Due to it's closed cellular structure, wood can't be 'Wet'.
It can have water on the outside, but it's still dry as a bone on the inside.
Split the wood, and it will be dry inside.

Wood shavings, smeared with petroleum jelly and kept in a plastic bag are virtually 'Water Proof', and make GREAT tender to get a fire started.
Other cellulose material is very good tender too, wood, paper, cotton, grasses, ect.

Smeared with a volatile petroleum compound for added fuel, the cellulose structure works as a Wick', like in a candle, and that makes for some very easy to light, and very effective fire starting tender!

The only way wood can be wet internally is when it's dried out enough the cell walls have broken down (dry 'Rot'),
OR,
The wood has been wet long enough the cell walls have broken down.


----------



## dunappy

Agreed "Wet wood" isn't really wet. You would seriously be supprized at what burns even after become "wet" from rain etc. Basically if you have some dry tinder and an all weather fire starting device ( ie lighter etc) you can always get your wood "dried out" enough to burn.
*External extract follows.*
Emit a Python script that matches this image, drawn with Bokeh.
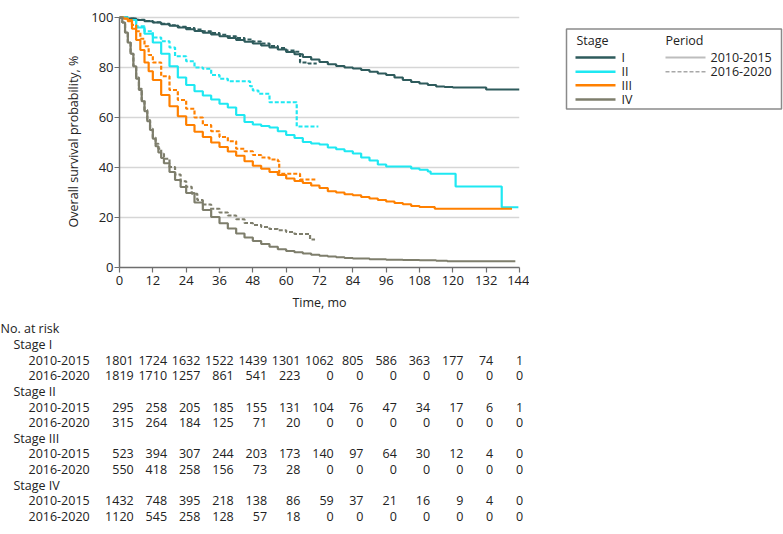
from bokeh.plotting import figure
from bokeh.models import Range1d, FixedTicker, ColumnDataSource
from bokeh.layouts import column, row
from bokeh.embed import file_html
from bokeh.resources import INLINE
from bokeh.core.properties import value

# ---------------- data ----------------
month_ticks = [0, 12, 24, 36, 48, 60, 72, 84, 96, 108, 120, 132, 144]
surv_ticks = [0, 20, 40, 60, 80, 100]
stage_names = ["I", "II", "III", "IV"]
period_names = ["2010-2015", "2016-2020"]
stage_colors = ["#2e5b5c", "#1ee8f2", "#ff8000", "#7e7e6c"]

# Stage I
st1_p1_t = [0, 3, 6, 9, 12, 15, 18, 21, 24, 27, 30, 33, 36, 39, 42, 45, 48, 51, 54, 57, 60, 63, 66, 69,
            72, 75, 78, 81, 84, 87, 90, 93, 96, 99, 102, 105, 108, 111, 114, 117, 120, 126, 132, 144]
st1_p1_s = [100, 99.6, 99.0, 98.5, 98.0, 97.3, 96.7, 96.0, 95.3, 94.6, 93.9, 93.2, 92.5, 91.8, 91.0, 90.3,
            89.6, 88.8, 88.0, 87.2, 86.2, 85.3, 84.2, 83.2, 82.2, 81.3, 80.6, 80.0, 79.6, 79.0, 78.3, 77.6,
            77.0, 76.0, 75.0, 74.2, 73.6, 73.0, 72.4, 72.2, 72.0, 72.0, 71.2, 71.2]
st1_p2_t = [0, 3, 6, 9, 12, 15, 18, 21, 24, 27, 30, 33, 36, 39, 42, 45, 48, 51, 54, 57, 60, 63, 65, 68, 71]
st1_p2_s = [100, 99.6, 99.1, 98.6, 98.1, 97.5, 96.9, 96.3, 95.8, 95.2, 94.5, 93.8, 93.1, 92.5, 91.8, 91.2,
            90.4, 89.6, 88.6, 87.8, 86.8, 86.3, 82.0, 81.6, 81.6]

# Stage II
st2_p1_t = [0, 3, 6, 9, 12, 15, 18, 21, 24, 27, 30, 33, 36, 39, 42, 45, 48, 51, 54, 57, 60, 63, 66, 69,
            72, 75, 78, 81, 84, 87, 90, 93, 96, 102, 105, 108, 111, 112, 121, 137.6, 143.6]
st2_p1_s = [100, 99, 96, 93.5, 90, 85.5, 80.5, 76, 73, 70.5, 68.8, 67.2, 65.5, 64, 61, 58.2, 57.2, 56.6,
            56, 54.5, 53, 51.8, 50.2, 49.6, 49.2, 48, 47.3, 46.5, 45.6, 44, 42.8, 41.2, 40.4, 40.4, 39.6,
            39.1, 38.4, 37.5, 32.4, 24.1, 24.1]
st2_p2_t = [0, 3, 6, 9, 12, 15, 18, 20, 24, 27, 30, 33, 36, 39, 47, 48, 50, 54, 63.8, 71.6]
st2_p2_s = [100, 99, 96.5, 94.5, 92, 90.5, 88, 84.5, 82.5, 80, 79.5, 77, 75.5, 74.5, 72.5, 70.8, 69.5,
            66.1, 56.4, 56.4]

# Stage III
st3_p1_t = [0, 1.5, 3, 4.5, 6, 7.5, 9, 10.5, 12, 15, 18, 21, 24, 27, 30, 33, 36, 39, 42, 45, 48, 51, 54,
            57, 60, 63, 66, 69, 72, 75, 78, 81, 84, 87, 90, 93, 96, 99, 102, 105, 108, 113.5, 141.3]
st3_p1_s = [100, 99.5, 98.5, 95.5, 91, 87, 82, 78.5, 75, 69, 64.5, 60.5, 57, 54.3, 52.2, 50, 48.2, 46.4,
            44.7, 42.5, 40.7, 39.5, 38.2, 37, 35.6, 34.6, 33.8, 32.8, 31.8, 30.5, 30, 29.3, 28.9, 28.2,
            27.6, 27, 26.4, 25.8, 25.3, 24.6, 24.2, 23.5, 23.5]
st3_p2_t = [0, 1.5, 3, 4.5, 6, 7.5, 9, 10.5, 12, 15, 18, 21, 24, 27, 30, 33, 36, 39, 42, 45, 48, 51, 54,
            57, 57.5, 65, 70.5]
st3_p2_s = [100, 99.6, 99, 97, 94.5, 91.5, 88.5, 85, 82, 76.5, 71, 67, 63.5, 60, 57, 54.5, 52.2, 50.5,
            47.5, 46.5, 45, 44, 43.2, 42.5, 37.5, 35.2, 35.2]

# Stage IV
st4_p1_t = [0, 1, 2, 3, 4, 5, 6, 7, 8, 9, 10, 11, 12, 13, 14, 15, 16, 18, 20, 22, 24, 27, 30, 33, 36,
            39, 42, 45, 48, 51, 54, 57, 60, 63, 66, 69, 72, 75, 78, 81, 84, 90, 96, 102, 108, 114, 118,
            142.5]
st4_p1_s = [100, 98, 94, 90, 85.5, 80.5, 75.5, 71, 66.5, 62.5, 58.5, 55, 51.5, 48.5, 46, 43.8, 41.7, 38.2,
            35, 32.2, 29.8, 26, 23, 20.2, 17.7, 15.6, 13.6, 12, 10.6, 9.4, 8.3, 7.3, 6.6, 6.1, 5.6, 5.1,
            4.7, 4.4, 4.1, 3.8, 3.6, 3.3, 3.1, 3.0, 2.9, 2.7, 2.5, 2.5]
st4_p2_t = [0, 1, 2, 3, 4, 5, 6, 7, 8, 9, 10, 11, 12, 13, 14, 15, 16, 18, 20, 22, 24, 26, 28, 30, 33,
            36, 39, 42, 45, 48, 51, 54, 57, 60, 63, 68.6, 70.4]
st4_p2_s = [100, 98, 94, 90, 85.5, 80.5, 76, 71.5, 67, 63, 59, 55.5, 52, 49.5, 47.5, 45.5, 43.5, 40.2,
            37.2, 34.5, 32.3, 29.5, 27, 25.2, 23.5, 22, 20.8, 19.3, 17.8, 17, 16.2, 15.4, 14.9, 14.2,
            13.4, 11.2, 11.2]

curves = [
    [(st1_p1_t, st1_p1_s), (st1_p2_t, st1_p2_s)],
    [(st2_p1_t, st2_p1_s), (st2_p2_t, st2_p2_s)],
    [(st3_p1_t, st3_p1_s), (st3_p2_t, st3_p2_s)],
    [(st4_p1_t, st4_p1_s), (st4_p2_t, st4_p2_s)],
]

# Numbers at risk
risk_st1_p1 = [1801, 1724, 1632, 1522, 1439, 1301, 1062, 805, 586, 363, 177, 74, 1]
risk_st1_p2 = [1819, 1710, 1257, 861, 541, 223, 0, 0, 0, 0, 0, 0, 0]
risk_st2_p1 = [295, 258, 205, 185, 155, 131, 104, 76, 47, 34, 17, 6, 1]
risk_st2_p2 = [315, 264, 184, 125, 71, 20, 0, 0, 0, 0, 0, 0, 0]
risk_st3_p1 = [523, 394, 307, 244, 203, 173, 140, 97, 64, 30, 12, 4, 0]
risk_st3_p2 = [550, 418, 258, 156, 73, 28, 0, 0, 0, 0, 0, 0, 0]
risk_st4_p1 = [1432, 748, 395, 218, 138, 86, 59, 37, 21, 16, 9, 4, 0]
risk_st4_p2 = [1120, 545, 258, 128, 57, 18, 0, 0, 0, 0, 0, 0, 0]
risk = [[risk_st1_p1, risk_st1_p2], [risk_st2_p1, risk_st2_p2],
        [risk_st3_p1, risk_st3_p2], [risk_st4_p1, risk_st4_p2]]

# ---------------- style ----------------
FONT = "Open Sans"
TXT = "#222222"
AX = "#6e6e6e"
FS = "12.5px"
DASH = "4 2"

LEFT = 119
FRAME_W = 400
P_W = 529
P_H = 318
TOP = 15
BOTTOM = 51

# ---------------- main plot ----------------
p = figure(width=P_W, height=P_H, x_range=Range1d(0, 144), y_range=Range1d(0, 100.8),
           output_backend="svg", toolbar_location=None,
           min_border_left=LEFT, min_border_right=P_W - LEFT - FRAME_W,
           min_border_top=TOP, min_border_bottom=BOTTOM)
p.outline_line_color = None
p.background_fill_color = "white"
p.border_fill_color = "white"

p.xgrid.visible = False
p.ygrid.ticker = FixedTicker(ticks=surv_ticks[1:])
p.ygrid.grid_line_color = "#d6d6d6"
p.ygrid.grid_line_width = 1.5

p.xaxis.ticker = FixedTicker(ticks=month_ticks)
p.yaxis.ticker = FixedTicker(ticks=surv_ticks)
p.yaxis.bounds = (0, 100)
for ax in (p.xaxis, p.yaxis):
    ax.axis_line_color = AX
    ax.axis_line_width = 1.5
    ax.major_tick_line_color = AX
    ax.major_tick_line_width = 1.2
    ax.major_tick_out = 5
    ax.major_tick_in = 0
    ax.minor_tick_line_color = None
    ax.major_label_text_font = FONT
    ax.major_label_text_font_size = "13px"
    ax.major_label_text_color = TXT
    ax.axis_label_text_font = FONT
    ax.axis_label_text_font_size = FS
    ax.axis_label_text_font_style = "normal"
    ax.axis_label_text_color = TXT
p.xaxis.axis_label = "Time, mo"
p.yaxis.axis_label = "Overall survival probability, %"
p.xaxis.major_label_standoff = 3
p.xaxis.axis_label_standoff = 6
p.yaxis.major_label_standoff = 1
p.yaxis.axis_label_standoff = 6

for si, stage in enumerate(curves):
    for pi, (t, s) in enumerate(stage):
        src = ColumnDataSource(dict(t=t, s=s))
        p.step("t", "s", source=src, mode="after", line_width=2.2,
               line_color=stage_colors[si],
               line_dash="solid" if pi == 0 else DASH)

# ---------------- legend panel (pixel coordinates, y downwards) ----------------
LG_W = 783 - P_W
lg = figure(width=LG_W, height=P_H,
            x_range=Range1d(0, LG_W), y_range=Range1d(P_H, 0),
            output_backend="svg", toolbar_location=None,
            x_axis_location=None, y_axis_location=None, min_border=0)
lg.grid.visible = False
lg.outline_line_color = None
lg.border_fill_color = "white"
lg.background_fill_color = "white"

lg.quad(left=[37], right=[252], top=[17], bottom=[118], fill_color=None,
        line_color="#8a8a8a", line_width=1.5)
row_y = [53, 71, 88, 106]
lg.text(x=[47, 136], y=[32, 32], text=["Stage", "Period"], text_font=value(FONT),
        text_font_size=FS, text_color=TXT, text_baseline="middle", text_align="left")
lg.segment(x0=[46] * 4, x1=[86] * 4, y0=row_y, y1=row_y, line_color=stage_colors, line_width=2.5)
lg.text(x=[92] * 4, y=row_y, text=stage_names, text_font=value(FONT), text_font_size=FS,
        text_color=TXT, text_baseline="middle", text_align="left")
lg.segment(x0=[136], x1=[176], y0=row_y[:1], y1=row_y[:1], line_color="#bdbdbd", line_width=2)
lg.segment(x0=[136], x1=[176], y0=row_y[1:2], y1=row_y[1:2], line_color="#a8a8a8",
           line_width=1.5, line_dash=DASH)
lg.text(x=[181, 181], y=row_y[:2], text=period_names, text_font=value(FONT), text_font_size=FS,
        text_color=TXT, text_baseline="middle", text_align="left")

# ---------------- risk table ----------------
T_H = 534 - P_H
px_per_mo = FRAME_W / 144
x0 = -LEFT / px_per_mo
x1 = x0 + P_W / px_per_mo
row_gap = 15.64
first_y = 10.3
tb = figure(width=P_W, height=T_H,
            x_range=Range1d(x0, x1),
            y_range=Range1d((T_H - first_y) / row_gap, -first_y / row_gap),
            output_backend="svg", toolbar_location=None,
            x_axis_location=None, y_axis_location=None,
            min_border=0)
tb.grid.visible = False
tb.outline_line_color = None
tb.border_fill_color = "white"

lab_text, lab_y, lab_off = ["No. at risk"], [0], [0]
num_x, num_y, num_t = [], [], []
r = 1
for si, sname in enumerate(stage_names):
    lab_text.append("Stage " + sname); lab_y.append(r); lab_off.append(13); r += 1
    for pi, pname in enumerate(period_names):
        lab_text.append(pname); lab_y.append(r); lab_off.append(28)
        for j, n in enumerate(risk[si][pi]):
            num_x.append(month_ticks[j]); num_y.append(r); num_t.append(str(n))
        r += 1

col_w = {}
for x, t in zip(num_x, num_t):
    col_w[x] = max(col_w.get(x, 0), len(t))
num_off = [col_w[x] * 7.1 / 2 for x in num_x]

tb.text(x=[x0] * len(lab_text), y=lab_y, text=lab_text, x_offset=lab_off,
        text_font=value(FONT), text_font_size=FS, text_color=TXT,
        text_baseline="middle", text_align="left")
tb.text(source=ColumnDataSource(dict(x=num_x, y=num_y, t=num_t, o=num_off)),
        x="x", y="y", text="t", x_offset="o",
        text_font=value(FONT), text_font_size=FS, text_color=TXT,
        text_baseline="middle", text_align="right")

layout = column(row(p, lg), tb)
open("out.html", "w").write(file_html(layout, INLINE))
I used to work as a wildland firefighter. We would do prescribed burns in the middle of the winter with wood piles that were snow covered. You get the pile hot enough the snow melts/ evaporates and that wood pile is roaring away. 

However if it's raining and you are out side. you still want to protect your fire from excessive damp especially if it rains for days in a row. I don't have to worry about that here, but if you do,first you need to build or find a sheltered area to place the fire. Then you should have a sheltered area to place your wood. It can still get a little 'wet" and still be good to burn. Once you get the fire started. You place a few pieces at a time on the hot fire and then keep on going. The hotter the fire the faster the damp on the outside evaporates back off.
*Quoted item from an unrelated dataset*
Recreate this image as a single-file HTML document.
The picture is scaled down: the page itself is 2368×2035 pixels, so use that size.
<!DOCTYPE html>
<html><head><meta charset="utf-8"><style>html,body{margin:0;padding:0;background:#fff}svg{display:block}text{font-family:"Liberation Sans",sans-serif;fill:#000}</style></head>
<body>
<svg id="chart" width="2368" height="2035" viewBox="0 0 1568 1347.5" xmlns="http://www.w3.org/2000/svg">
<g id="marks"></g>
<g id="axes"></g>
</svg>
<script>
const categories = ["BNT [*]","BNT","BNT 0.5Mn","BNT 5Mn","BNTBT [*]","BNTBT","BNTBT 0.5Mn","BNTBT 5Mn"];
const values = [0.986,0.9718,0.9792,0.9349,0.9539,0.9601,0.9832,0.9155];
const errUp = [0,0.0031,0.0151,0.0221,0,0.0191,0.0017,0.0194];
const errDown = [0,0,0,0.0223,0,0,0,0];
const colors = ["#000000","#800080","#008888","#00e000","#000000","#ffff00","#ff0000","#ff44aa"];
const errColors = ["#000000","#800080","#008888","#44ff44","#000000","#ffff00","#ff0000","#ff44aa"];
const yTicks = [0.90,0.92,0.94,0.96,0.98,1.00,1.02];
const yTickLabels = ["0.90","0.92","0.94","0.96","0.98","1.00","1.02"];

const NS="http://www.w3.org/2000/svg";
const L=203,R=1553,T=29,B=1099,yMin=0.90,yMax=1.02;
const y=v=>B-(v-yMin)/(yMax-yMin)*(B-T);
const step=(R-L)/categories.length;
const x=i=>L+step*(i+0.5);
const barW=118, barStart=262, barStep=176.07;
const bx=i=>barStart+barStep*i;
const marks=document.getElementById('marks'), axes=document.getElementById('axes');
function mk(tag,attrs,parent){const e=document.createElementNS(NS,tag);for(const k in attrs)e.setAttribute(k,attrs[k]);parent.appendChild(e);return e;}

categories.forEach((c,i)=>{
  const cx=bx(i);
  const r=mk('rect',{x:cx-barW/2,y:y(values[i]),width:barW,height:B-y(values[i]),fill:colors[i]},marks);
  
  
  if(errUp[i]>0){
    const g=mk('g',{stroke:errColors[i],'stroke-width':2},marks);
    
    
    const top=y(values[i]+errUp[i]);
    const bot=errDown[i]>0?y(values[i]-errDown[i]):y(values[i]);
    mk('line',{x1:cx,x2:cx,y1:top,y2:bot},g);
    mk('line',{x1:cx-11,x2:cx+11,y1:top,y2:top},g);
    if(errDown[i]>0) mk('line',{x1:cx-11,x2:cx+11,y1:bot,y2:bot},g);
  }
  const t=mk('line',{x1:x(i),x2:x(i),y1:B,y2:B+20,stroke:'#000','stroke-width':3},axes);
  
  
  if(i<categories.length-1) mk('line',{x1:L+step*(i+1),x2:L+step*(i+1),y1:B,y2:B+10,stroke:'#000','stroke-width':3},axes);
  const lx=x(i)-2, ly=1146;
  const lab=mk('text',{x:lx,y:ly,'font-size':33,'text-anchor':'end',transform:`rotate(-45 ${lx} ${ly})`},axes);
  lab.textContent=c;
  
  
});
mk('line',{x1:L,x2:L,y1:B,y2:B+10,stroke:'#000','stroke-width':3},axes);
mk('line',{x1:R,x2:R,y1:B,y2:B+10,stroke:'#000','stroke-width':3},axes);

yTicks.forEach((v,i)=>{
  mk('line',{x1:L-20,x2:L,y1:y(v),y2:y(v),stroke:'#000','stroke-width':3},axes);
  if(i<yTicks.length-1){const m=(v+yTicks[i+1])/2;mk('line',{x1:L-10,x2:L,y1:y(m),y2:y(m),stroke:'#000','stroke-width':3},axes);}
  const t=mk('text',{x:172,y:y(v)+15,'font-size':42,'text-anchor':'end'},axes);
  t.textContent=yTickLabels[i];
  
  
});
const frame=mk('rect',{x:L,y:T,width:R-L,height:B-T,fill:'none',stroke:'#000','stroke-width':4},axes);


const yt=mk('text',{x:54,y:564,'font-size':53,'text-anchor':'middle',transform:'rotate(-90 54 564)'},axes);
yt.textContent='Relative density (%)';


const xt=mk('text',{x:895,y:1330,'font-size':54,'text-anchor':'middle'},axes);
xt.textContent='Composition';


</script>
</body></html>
And good outdoor firestarters include a mixture of 3 parts diesel to 1 part gasoline. or a long burning road flare. Those things seriously get hot and will light even snow covered wood piles on fire.


----------



## TechAdmin

I've burned a lot of "wet" wood in my day out at the ranch camping. It will smoke more but it burns just fine after getting started.


----------



## Shultze 3

Good to know!


----------



## interacting

I use a twig stove to burn wet wood, starting the fire with a cotton ball finger painted with petroleum jelly. Then I add tinder and thin twigs, working up to thicker twigs. The key is to feed it air. If you are interested, you can see it here:
Burn Wet Wood


----------



## Viking

raMONA said:


> What if you were in a bug out situation and it was storming and flooding everywhere and you couldn't keep your wood dry....
> 
> Is there any way to quickly dry out the wood?
> 
> What are some ideas for keeping your wood dry before it starts to rain?
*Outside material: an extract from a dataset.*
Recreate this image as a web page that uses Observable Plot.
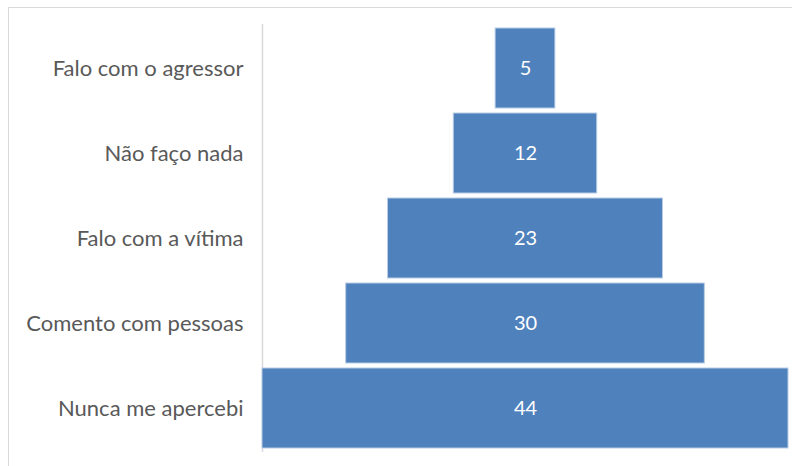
<!DOCTYPE html>
<html>
<head>
<meta charset="utf-8">
<script src="https://cdn.jsdelivr.net/npm/d3@7"></script>
<script src="https://cdn.jsdelivr.net/npm/@observablehq/plot@0.6"></script>
<style>
  html, body { margin: 0; padding: 0; background: #fff; }
  #wrap { position: relative; width: 792px; height: 466px; overflow: hidden; }
  #frame { position: absolute; left: 8px; top: 7px; width: 800px; height: 480px;
           border-top: 1.5px solid #d9d9d9; border-left: 1.5px solid #d9d9d9; }
  #chart { position: absolute; left: 0; top: 0; }
</style>
</head>
<body>
<div id="wrap">
  <div id="frame"></div>
  <div id="chart"></div>
</div>
<script>
const categories = ["Falo com o agressor", "Não faço nada", "Falo com a vítima", "Comento com pessoas", "Nunca me apercebi"];
const values = [5, 12, 23, 30, 44];

const data = categories.map((c, i) => ({category: c, value: values[i]}));
const maxV = d3.max(values);

const chart = Plot.plot({
  width: 792,
  height: 466,
  marginLeft: 262,
  marginRight: 4,
  marginTop: 24,
  marginBottom: 14,
  style: {fontFamily: "Lato, 'Open Sans', sans-serif", background: "transparent"},
  x: {domain: [-maxV / 2, maxV / 2], axis: null},
  y: {domain: categories, paddingInner: 0.064, paddingOuter: 0.035, label: null},
  marks: [
    Plot.axisY({tickSize: 0, tickPadding: 19, fontSize: 22, fill: "#595959", label: null}),
    Plot.ruleX([-maxV / 2], {stroke: "#d9d9d9", strokeWidth: 1.5}),
    Plot.barX(data, {
      y: "category",
      x1: d => -d.value / 2,
      x2: d => d.value / 2,
      fill: "#4f81bd",
      stroke: "#b9cde5",
      strokeWidth: 1
    }),
    Plot.text(data, {
      y: "category",
      x: 0,
      text: d => String(d.value),
      fill: "white",
      fontSize: 20
    })
  ]
});
document.getElementById("chart").appendChild(chart);
</script>
</body>
</html>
I've covered firewood with pieces of bark off of Douglas fir, cedar and other thick barked trees. It's also possible to drape fir or cedar boughs over your wood supply at an angle that can drain away a great deal of the rain. I've also laid firewood at a slant so that water drains off which helps keep water from getting under the bark. One other thing that might help is stacking firewood around the base of trees, I often see deer beds at the base of trees where they can get out of some of the rain or snowfall so it's a fair place to keep wood a bit drier. A lot depends on the types of trees you have available. Out here in SW Oregon fir, pine and cedar are the common evergreens with some varieties of oak and other hardwoods. One thing that I've done for starting fires under rain or snow conditions is to find pitch balls that form on pine and fir bark and put them with twigs, aged pine needles and dead branches from the base of fir and pine trees.


----------



## lotsoflead

Are you talking wet wood or green wood, wood that is cut and split is not like hay, that it will soak up all the rain coming down, it will soak up water if left in a pool or pond of water for a few days.. green wood can be burnt, but will have to boil the water out of it as it burns giving off little heat.


----------



## Viking

lotsoflead said:


> Are you talking wet wood or green wood, wood that is cut and split is not like hay, that it will soak up all the rain coming down, it will soak up water if left in a pool or pond of water for a few days.. green wood can be burnt, but will have to boil the water out of it as it burns giving off little heat.


From what I read of the original post it sounds like the wood has dried and it's an issue of keeping it dry without the benefit of tarping or woodshed.


----------